## Begin Given information

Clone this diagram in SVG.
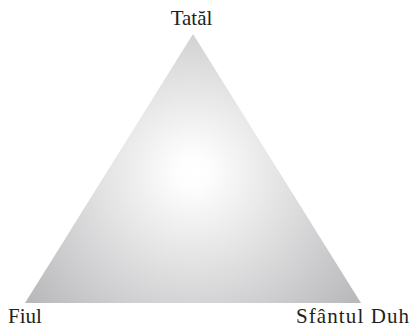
<svg xmlns="http://www.w3.org/2000/svg" width="412" height="327" viewBox="0 0 412 327">
  <style>
    .lbl { font-family: "Liberation Serif", "Times New Roman", serif; font-size: 21px; fill: #231f20; }
  </style>
  <defs>
    <radialGradient id="g" gradientUnits="userSpaceOnUse" cx="193" cy="172" r="220">
      <stop offset="0" stop-color="#ffffff"/>
      <stop offset="0.08" stop-color="#fdfdfd"/>
      <stop offset="1" stop-color="#b4b4b7"/>
    </radialGradient>
  </defs>
  <rect width="412" height="327" fill="#ffffff"/>
  <g id="triangle">
    <polygon points="193,34 25,303 361,303" fill="url(#g)"/>
  </g>
  <g id="connectors"/>
  <g id="tatal">
    <text class="lbl" x="191.5" y="25" text-anchor="middle">Tatăl</text>
  </g>
  <g id="fiul">
    <text class="lbl" x="8" y="323">Fiul</text>
  </g>
  <g id="duh">
    <text class="lbl" x="296" y="323" textLength="113" lengthAdjust="spacing">Sfântul Duh</text>
  </g>
</svg>
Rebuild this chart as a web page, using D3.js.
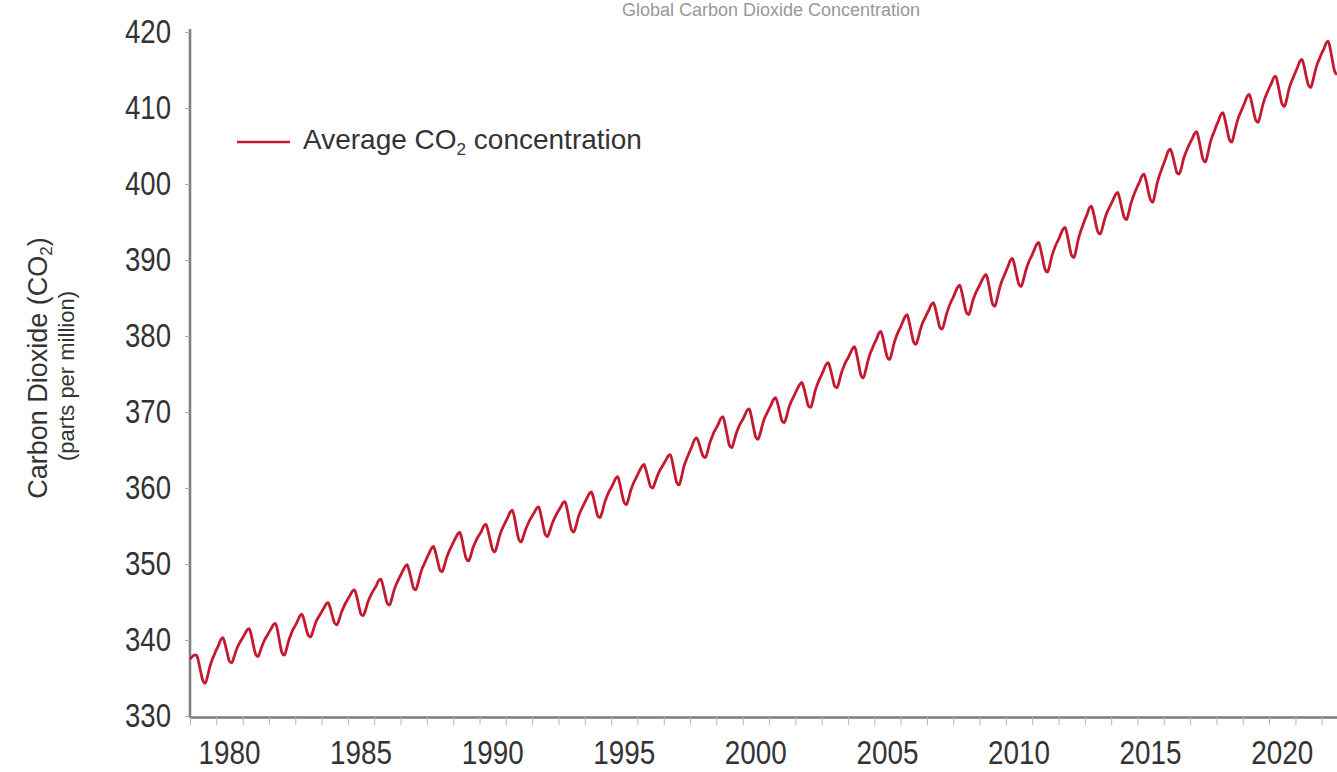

## End Given information

Given exercise: What you return should match the records above word for word, minus the pictures.

Exercise solution:
Clone this diagram in SVG.
<svg xmlns="http://www.w3.org/2000/svg" width="412" height="327" viewBox="0 0 412 327">
  <style>
    .lbl { font-family: "Liberation Serif", "Times New Roman", serif; font-size: 21px; fill: #231f20; }
  </style>
  <defs>
    <radialGradient id="g" gradientUnits="userSpaceOnUse" cx="193" cy="172" r="220">
      <stop offset="0" stop-color="#ffffff"/>
      <stop offset="0.08" stop-color="#fdfdfd"/>
      <stop offset="1" stop-color="#b4b4b7"/>
    </radialGradient>
  </defs>
  <rect width="412" height="327" fill="#ffffff"/>
  <g id="triangle">
    <polygon points="193,34 25,303 361,303" fill="url(#g)"/>
  </g>
  <g id="connectors"/>
  <g id="tatal">
    <text class="lbl" x="191.5" y="25" text-anchor="middle">Tatăl</text>
  </g>
  <g id="fiul">
    <text class="lbl" x="8" y="323">Fiul</text>
  </g>
  <g id="duh">
    <text class="lbl" x="296" y="323" textLength="113" lengthAdjust="spacing">Sfântul Duh</text>
  </g>
</svg>
Rebuild this chart as a web page, using D3.js.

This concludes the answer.